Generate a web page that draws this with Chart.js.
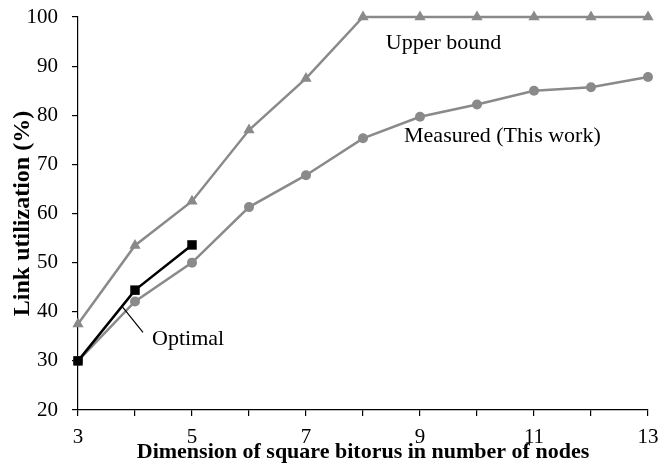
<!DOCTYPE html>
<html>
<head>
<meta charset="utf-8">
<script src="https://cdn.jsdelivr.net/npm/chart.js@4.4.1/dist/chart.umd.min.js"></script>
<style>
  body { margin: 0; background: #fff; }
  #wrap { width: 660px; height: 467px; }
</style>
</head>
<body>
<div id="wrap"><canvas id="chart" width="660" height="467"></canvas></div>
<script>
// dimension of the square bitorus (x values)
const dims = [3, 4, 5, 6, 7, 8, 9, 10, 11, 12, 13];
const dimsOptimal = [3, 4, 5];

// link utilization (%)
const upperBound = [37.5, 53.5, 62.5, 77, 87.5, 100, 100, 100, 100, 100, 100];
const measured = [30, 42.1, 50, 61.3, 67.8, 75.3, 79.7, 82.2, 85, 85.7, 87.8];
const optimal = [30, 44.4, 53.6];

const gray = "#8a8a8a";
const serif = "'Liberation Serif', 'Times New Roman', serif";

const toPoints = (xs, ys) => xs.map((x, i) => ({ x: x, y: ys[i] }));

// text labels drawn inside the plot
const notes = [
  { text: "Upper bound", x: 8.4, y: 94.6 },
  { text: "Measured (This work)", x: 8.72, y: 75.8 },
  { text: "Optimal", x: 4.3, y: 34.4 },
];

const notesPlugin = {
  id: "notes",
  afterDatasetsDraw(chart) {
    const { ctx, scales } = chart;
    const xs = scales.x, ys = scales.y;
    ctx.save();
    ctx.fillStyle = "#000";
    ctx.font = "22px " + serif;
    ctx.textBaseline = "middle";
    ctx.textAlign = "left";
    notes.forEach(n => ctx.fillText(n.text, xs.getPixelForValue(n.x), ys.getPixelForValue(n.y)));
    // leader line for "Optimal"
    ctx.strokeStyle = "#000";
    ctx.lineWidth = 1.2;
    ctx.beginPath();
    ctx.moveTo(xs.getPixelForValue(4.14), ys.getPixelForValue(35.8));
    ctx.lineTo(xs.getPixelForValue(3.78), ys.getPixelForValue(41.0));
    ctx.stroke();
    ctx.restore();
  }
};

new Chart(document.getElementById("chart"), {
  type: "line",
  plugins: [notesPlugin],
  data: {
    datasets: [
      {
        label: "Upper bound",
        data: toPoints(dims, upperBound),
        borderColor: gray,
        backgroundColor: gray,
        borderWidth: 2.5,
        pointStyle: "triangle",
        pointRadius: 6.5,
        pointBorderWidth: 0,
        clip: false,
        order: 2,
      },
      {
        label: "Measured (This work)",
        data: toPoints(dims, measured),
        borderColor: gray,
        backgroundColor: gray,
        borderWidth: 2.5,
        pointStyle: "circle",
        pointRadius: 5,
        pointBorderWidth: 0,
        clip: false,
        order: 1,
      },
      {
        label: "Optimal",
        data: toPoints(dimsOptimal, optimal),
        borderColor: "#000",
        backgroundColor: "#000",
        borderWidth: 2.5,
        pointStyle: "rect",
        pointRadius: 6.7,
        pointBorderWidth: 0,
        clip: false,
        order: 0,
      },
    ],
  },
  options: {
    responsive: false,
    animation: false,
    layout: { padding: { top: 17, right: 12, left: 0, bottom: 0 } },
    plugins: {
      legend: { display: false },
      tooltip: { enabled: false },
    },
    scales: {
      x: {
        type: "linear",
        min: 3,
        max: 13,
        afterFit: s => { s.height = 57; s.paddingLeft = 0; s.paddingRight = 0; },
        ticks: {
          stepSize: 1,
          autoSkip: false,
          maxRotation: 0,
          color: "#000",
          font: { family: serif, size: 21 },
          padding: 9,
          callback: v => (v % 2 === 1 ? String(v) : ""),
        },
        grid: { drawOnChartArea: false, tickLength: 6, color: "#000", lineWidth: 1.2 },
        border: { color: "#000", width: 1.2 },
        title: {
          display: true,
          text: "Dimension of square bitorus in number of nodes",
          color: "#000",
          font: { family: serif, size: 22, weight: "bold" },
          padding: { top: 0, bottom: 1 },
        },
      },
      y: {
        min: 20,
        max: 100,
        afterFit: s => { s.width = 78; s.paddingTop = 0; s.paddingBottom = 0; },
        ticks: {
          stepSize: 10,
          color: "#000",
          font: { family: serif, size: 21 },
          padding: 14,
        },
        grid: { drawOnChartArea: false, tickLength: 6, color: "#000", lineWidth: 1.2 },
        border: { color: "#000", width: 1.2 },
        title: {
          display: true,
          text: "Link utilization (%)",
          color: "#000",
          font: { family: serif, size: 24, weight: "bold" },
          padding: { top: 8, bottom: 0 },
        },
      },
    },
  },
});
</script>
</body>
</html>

★ ★ ★

#### [Prompt]
Write out each line of the data exactly; the images should be left out.

#### [Correct response]
Generate a web page that draws this with Chart.js.
<!DOCTYPE html>
<html>
<head>
<meta charset="utf-8">
<script src="https://cdn.jsdelivr.net/npm/chart.js@4.4.1/dist/chart.umd.min.js"></script>
<style>
  body { margin: 0; background: #fff; }
  #wrap { width: 660px; height: 467px; }
</style>
</head>
<body>
<div id="wrap"><canvas id="chart" width="660" height="467"></canvas></div>
<script>
// dimension of the square bitorus (x values)
const dims = [3, 4, 5, 6, 7, 8, 9, 10, 11, 12, 13];
const dimsOptimal = [3, 4, 5];

// link utilization (%)
const upperBound = [37.5, 53.5, 62.5, 77, 87.5, 100, 100, 100, 100, 100, 100];
const measured = [30, 42.1, 50, 61.3, 67.8, 75.3, 79.7, 82.2, 85, 85.7, 87.8];
const optimal = [30, 44.4, 53.6];

const gray = "#8a8a8a";
const serif = "'Liberation Serif', 'Times New Roman', serif";

const toPoints = (xs, ys) => xs.map((x, i) => ({ x: x, y: ys[i] }));

// text labels drawn inside the plot
const notes = [
  { text: "Upper bound", x: 8.4, y: 94.6 },
  { text: "Measured (This work)", x: 8.72, y: 75.8 },
  { text: "Optimal", x: 4.3, y: 34.4 },
];

const notesPlugin = {
  id: "notes",
  afterDatasetsDraw(chart) {
    const { ctx, scales } = chart;
    const xs = scales.x, ys = scales.y;
    ctx.save();
    ctx.fillStyle = "#000";
    ctx.font = "22px " + serif;
    ctx.textBaseline = "middle";
    ctx.textAlign = "left";
    notes.forEach(n => ctx.fillText(n.text, xs.getPixelForValue(n.x), ys.getPixelForValue(n.y)));
    // leader line for "Optimal"
    ctx.strokeStyle = "#000";
    ctx.lineWidth = 1.2;
    ctx.beginPath();
    ctx.moveTo(xs.getPixelForValue(4.14), ys.getPixelForValue(35.8));
    ctx.lineTo(xs.getPixelForValue(3.78), ys.getPixelForValue(41.0));
    ctx.stroke();
    ctx.restore();
  }
};

new Chart(document.getElementById("chart"), {
  type: "line",
  plugins: [notesPlugin],
  data: {
    datasets: [
      {
        label: "Upper bound",
        data: toPoints(dims, upperBound),
        borderColor: gray,
        backgroundColor: gray,
        borderWidth: 2.5,
        pointStyle: "triangle",
        pointRadius: 6.5,
        pointBorderWidth: 0,
        clip: false,
        order: 2,
      },
      {
        label: "Measured (This work)",
        data: toPoints(dims, measured),
        borderColor: gray,
        backgroundColor: gray,
        borderWidth: 2.5,
        pointStyle: "circle",
        pointRadius: 5,
        pointBorderWidth: 0,
        clip: false,
        order: 1,
      },
      {
        label: "Optimal",
        data: toPoints(dimsOptimal, optimal),
        borderColor: "#000",
        backgroundColor: "#000",
        borderWidth: 2.5,
        pointStyle: "rect",
        pointRadius: 6.7,
        pointBorderWidth: 0,
        clip: false,
        order: 0,
      },
    ],
  },
  options: {
    responsive: false,
    animation: false,
    layout: { padding: { top: 17, right: 12, left: 0, bottom: 0 } },
    plugins: {
      legend: { display: false },
      tooltip: { enabled: false },
    },
    scales: {
      x: {
        type: "linear",
        min: 3,
        max: 13,
        afterFit: s => { s.height = 57; s.paddingLeft = 0; s.paddingRight = 0; },
        ticks: {
          stepSize: 1,
          autoSkip: false,
          maxRotation: 0,
          color: "#000",
          font: { family: serif, size: 21 },
          padding: 9,
          callback: v => (v % 2 === 1 ? String(v) : ""),
        },
        grid: { drawOnChartArea: false, tickLength: 6, color: "#000", lineWidth: 1.2 },
        border: { color: "#000", width: 1.2 },
        title: {
          display: true,
          text: "Dimension of square bitorus in number of nodes",
          color: "#000",
          font: { family: serif, size: 22, weight: "bold" },
          padding: { top: 0, bottom: 1 },
        },
      },
      y: {
        min: 20,
        max: 100,
        afterFit: s => { s.width = 78; s.paddingTop = 0; s.paddingBottom = 0; },
        ticks: {
          stepSize: 10,
          color: "#000",
          font: { family: serif, size: 21 },
          padding: 14,
        },
        grid: { drawOnChartArea: false, tickLength: 6, color: "#000", lineWidth: 1.2 },
        border: { color: "#000", width: 1.2 },
        title: {
          display: true,
          text: "Link utilization (%)",
          color: "#000",
          font: { family: serif, size: 24, weight: "bold" },
          padding: { top: 8, bottom: 0 },
        },
      },
    },
  },
});
</script>
</body>
</html>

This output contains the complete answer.